[Written problem]
The required output is a single number: how many lines of the material contain the string "this".

-- The records start --

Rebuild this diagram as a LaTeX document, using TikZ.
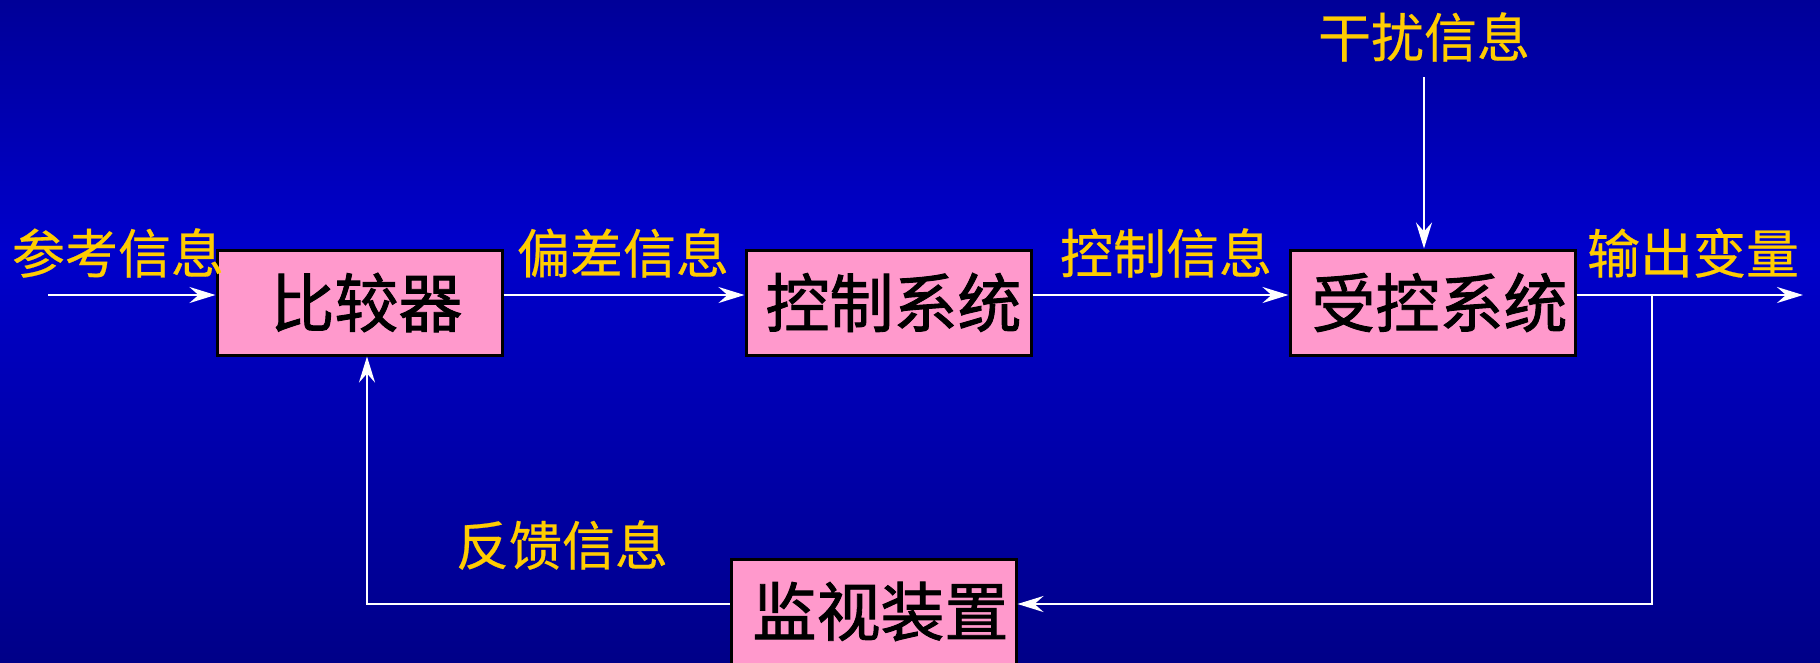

-- The records end --
-- The records start --

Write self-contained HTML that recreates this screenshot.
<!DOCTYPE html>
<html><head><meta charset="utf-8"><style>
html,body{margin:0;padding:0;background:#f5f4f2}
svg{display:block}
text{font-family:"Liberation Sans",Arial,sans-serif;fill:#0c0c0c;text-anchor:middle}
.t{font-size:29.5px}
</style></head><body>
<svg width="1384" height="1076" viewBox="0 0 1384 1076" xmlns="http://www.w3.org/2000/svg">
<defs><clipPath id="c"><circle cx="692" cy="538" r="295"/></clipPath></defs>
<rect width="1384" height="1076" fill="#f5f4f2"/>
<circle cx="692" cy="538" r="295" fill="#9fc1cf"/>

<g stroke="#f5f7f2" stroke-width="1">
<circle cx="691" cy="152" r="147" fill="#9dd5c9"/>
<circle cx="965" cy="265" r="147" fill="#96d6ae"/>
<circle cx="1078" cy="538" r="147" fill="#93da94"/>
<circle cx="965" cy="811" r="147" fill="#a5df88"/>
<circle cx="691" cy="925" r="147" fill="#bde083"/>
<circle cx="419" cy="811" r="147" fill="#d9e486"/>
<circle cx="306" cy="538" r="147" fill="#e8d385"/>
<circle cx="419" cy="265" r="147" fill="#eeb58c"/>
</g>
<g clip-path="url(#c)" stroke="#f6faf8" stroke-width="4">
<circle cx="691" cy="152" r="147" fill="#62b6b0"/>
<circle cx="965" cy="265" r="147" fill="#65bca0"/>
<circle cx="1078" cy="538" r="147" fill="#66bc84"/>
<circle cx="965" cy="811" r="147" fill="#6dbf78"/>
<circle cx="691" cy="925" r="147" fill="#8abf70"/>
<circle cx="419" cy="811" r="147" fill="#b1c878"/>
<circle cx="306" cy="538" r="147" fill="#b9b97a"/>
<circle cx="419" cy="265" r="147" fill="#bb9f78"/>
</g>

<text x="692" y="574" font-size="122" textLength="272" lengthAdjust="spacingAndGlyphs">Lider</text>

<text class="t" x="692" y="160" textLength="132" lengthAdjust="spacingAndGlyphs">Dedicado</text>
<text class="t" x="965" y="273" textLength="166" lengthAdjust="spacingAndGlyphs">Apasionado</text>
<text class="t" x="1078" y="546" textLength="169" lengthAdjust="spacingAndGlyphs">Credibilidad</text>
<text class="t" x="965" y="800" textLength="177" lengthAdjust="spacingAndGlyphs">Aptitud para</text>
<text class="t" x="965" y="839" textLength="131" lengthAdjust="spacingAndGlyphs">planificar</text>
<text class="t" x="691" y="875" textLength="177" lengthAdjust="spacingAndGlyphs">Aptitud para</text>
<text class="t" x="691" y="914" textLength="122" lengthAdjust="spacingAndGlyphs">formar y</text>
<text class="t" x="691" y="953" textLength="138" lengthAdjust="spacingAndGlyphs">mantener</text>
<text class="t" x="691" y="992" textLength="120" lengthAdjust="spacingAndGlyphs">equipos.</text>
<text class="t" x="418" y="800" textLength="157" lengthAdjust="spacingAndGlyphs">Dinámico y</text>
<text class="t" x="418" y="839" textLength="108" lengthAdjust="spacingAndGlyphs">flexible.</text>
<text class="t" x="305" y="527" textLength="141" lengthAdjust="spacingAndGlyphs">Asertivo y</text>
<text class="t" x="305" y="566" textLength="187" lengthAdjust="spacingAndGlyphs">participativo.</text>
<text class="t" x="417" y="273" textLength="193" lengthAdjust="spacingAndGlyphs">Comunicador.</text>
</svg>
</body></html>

-- The records end --
-- The records start --

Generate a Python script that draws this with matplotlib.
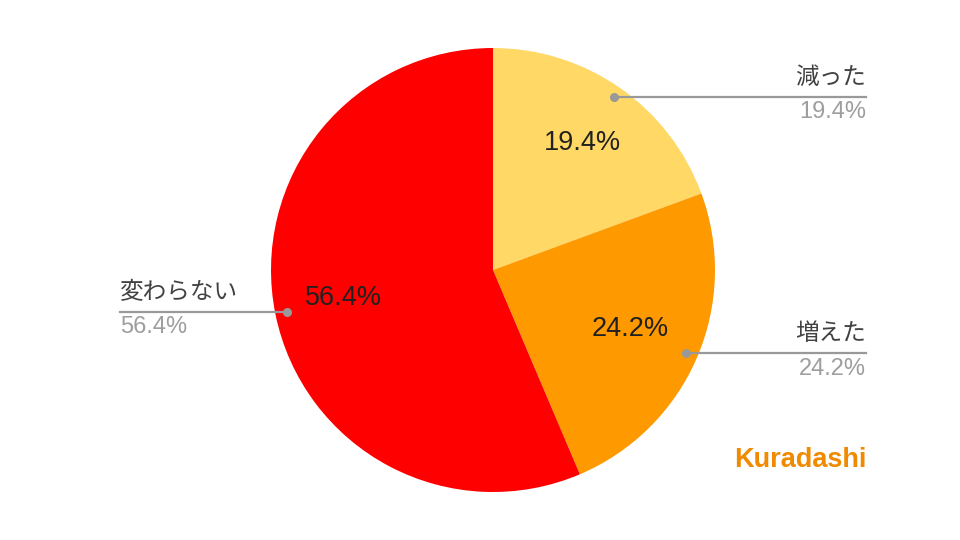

-- The records end --

[Expected answer]
3